**THE PROBLEM:** Reproduce exactly the lines from the line with "Write the Chart.js code for this chart." through the line with "with / without Barrett's", both included, and no other lines.

**EXTRACTED RECORDS:**
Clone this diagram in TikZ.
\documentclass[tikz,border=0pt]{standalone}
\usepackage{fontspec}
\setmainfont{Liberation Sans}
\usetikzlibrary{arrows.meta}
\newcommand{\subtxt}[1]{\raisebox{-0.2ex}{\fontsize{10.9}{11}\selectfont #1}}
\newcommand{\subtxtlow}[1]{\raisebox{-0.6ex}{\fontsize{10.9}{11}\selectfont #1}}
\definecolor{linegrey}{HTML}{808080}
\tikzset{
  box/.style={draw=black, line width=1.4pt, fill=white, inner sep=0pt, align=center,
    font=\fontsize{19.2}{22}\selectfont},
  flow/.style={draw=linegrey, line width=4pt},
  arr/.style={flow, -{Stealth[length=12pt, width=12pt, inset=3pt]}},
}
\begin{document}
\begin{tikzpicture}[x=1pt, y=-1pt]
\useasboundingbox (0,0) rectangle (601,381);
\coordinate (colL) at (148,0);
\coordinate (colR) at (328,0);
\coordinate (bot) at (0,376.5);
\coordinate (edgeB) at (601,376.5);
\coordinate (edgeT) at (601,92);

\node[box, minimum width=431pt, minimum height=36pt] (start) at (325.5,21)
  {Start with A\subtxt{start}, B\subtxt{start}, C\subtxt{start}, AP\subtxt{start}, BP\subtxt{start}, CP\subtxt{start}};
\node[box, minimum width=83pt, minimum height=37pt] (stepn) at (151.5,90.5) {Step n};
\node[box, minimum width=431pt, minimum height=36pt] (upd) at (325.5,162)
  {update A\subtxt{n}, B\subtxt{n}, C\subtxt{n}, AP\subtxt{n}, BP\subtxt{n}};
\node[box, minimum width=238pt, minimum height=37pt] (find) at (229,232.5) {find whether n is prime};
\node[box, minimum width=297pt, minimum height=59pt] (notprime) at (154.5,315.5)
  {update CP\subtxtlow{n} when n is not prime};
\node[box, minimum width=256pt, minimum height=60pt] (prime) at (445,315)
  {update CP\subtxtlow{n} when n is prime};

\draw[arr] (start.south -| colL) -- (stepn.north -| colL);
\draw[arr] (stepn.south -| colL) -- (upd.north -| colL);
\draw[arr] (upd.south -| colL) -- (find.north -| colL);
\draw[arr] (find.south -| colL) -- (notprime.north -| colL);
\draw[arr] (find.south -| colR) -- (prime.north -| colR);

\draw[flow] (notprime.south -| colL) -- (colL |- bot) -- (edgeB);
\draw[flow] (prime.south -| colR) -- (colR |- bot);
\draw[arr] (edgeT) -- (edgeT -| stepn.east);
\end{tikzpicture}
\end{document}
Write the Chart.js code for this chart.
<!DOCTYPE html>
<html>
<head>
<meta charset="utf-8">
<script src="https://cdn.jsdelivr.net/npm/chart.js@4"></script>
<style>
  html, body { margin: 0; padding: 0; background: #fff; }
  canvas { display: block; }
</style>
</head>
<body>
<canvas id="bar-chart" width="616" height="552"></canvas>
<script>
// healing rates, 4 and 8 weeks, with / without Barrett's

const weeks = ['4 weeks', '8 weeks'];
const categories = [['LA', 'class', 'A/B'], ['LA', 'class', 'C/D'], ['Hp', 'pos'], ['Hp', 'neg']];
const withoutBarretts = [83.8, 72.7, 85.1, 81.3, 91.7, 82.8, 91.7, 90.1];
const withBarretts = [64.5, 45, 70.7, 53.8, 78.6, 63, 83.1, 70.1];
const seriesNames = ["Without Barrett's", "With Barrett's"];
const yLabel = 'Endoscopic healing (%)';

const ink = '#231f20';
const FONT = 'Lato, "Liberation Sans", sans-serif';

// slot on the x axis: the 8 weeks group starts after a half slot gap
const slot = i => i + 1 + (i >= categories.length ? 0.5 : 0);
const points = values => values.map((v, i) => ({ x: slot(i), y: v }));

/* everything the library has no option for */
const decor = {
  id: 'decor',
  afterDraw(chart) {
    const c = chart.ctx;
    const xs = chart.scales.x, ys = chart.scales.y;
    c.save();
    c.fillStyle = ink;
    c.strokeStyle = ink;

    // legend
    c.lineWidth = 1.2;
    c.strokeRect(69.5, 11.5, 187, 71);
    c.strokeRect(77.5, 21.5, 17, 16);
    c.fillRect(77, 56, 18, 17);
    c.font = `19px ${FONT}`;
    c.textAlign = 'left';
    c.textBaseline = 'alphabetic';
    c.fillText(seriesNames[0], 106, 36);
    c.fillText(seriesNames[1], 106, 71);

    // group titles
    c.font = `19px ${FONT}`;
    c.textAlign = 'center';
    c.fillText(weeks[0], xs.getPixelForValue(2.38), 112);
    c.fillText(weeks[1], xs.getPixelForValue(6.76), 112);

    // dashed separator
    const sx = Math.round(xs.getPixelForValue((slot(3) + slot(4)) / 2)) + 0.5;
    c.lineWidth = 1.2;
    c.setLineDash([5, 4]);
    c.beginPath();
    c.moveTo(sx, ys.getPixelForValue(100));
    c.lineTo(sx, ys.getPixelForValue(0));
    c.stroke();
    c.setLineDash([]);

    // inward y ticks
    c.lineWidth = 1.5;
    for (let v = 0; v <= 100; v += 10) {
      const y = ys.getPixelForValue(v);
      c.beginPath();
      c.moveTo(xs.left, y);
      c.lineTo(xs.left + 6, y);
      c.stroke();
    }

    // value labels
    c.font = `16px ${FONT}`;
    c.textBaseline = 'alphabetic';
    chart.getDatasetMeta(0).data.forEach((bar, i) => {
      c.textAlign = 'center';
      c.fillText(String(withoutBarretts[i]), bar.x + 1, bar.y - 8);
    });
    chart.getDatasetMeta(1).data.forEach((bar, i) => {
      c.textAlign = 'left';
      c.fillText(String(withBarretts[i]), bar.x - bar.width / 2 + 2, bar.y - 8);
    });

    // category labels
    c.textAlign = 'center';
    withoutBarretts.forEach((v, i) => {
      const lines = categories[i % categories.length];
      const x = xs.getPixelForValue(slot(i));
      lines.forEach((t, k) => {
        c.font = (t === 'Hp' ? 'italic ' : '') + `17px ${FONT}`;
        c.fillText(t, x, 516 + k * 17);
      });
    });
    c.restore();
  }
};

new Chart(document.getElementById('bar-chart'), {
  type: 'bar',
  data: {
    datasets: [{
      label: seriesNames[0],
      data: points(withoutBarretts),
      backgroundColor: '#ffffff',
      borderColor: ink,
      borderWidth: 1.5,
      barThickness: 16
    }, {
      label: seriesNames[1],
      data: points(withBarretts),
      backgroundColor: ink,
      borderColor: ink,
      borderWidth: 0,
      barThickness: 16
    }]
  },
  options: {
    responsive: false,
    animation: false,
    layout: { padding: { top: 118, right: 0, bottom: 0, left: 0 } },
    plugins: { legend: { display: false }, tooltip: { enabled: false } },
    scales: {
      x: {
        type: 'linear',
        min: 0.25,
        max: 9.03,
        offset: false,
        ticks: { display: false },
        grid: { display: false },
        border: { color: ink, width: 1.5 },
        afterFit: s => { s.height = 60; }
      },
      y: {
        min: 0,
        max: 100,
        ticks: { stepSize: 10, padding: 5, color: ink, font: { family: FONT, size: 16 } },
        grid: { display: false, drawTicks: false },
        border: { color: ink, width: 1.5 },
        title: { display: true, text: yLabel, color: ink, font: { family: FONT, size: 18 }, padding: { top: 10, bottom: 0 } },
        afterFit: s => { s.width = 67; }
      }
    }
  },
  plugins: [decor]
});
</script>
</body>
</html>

**TASK SOLUTION:**
Write the Chart.js code for this chart.
<!DOCTYPE html>
<html>
<head>
<meta charset="utf-8">
<script src="https://cdn.jsdelivr.net/npm/chart.js@4"></script>
<style>
  html, body { margin: 0; padding: 0; background: #fff; }
  canvas { display: block; }
</style>
</head>
<body>
<canvas id="bar-chart" width="616" height="552"></canvas>
<script>
// healing rates, 4 and 8 weeks, with / without Barrett's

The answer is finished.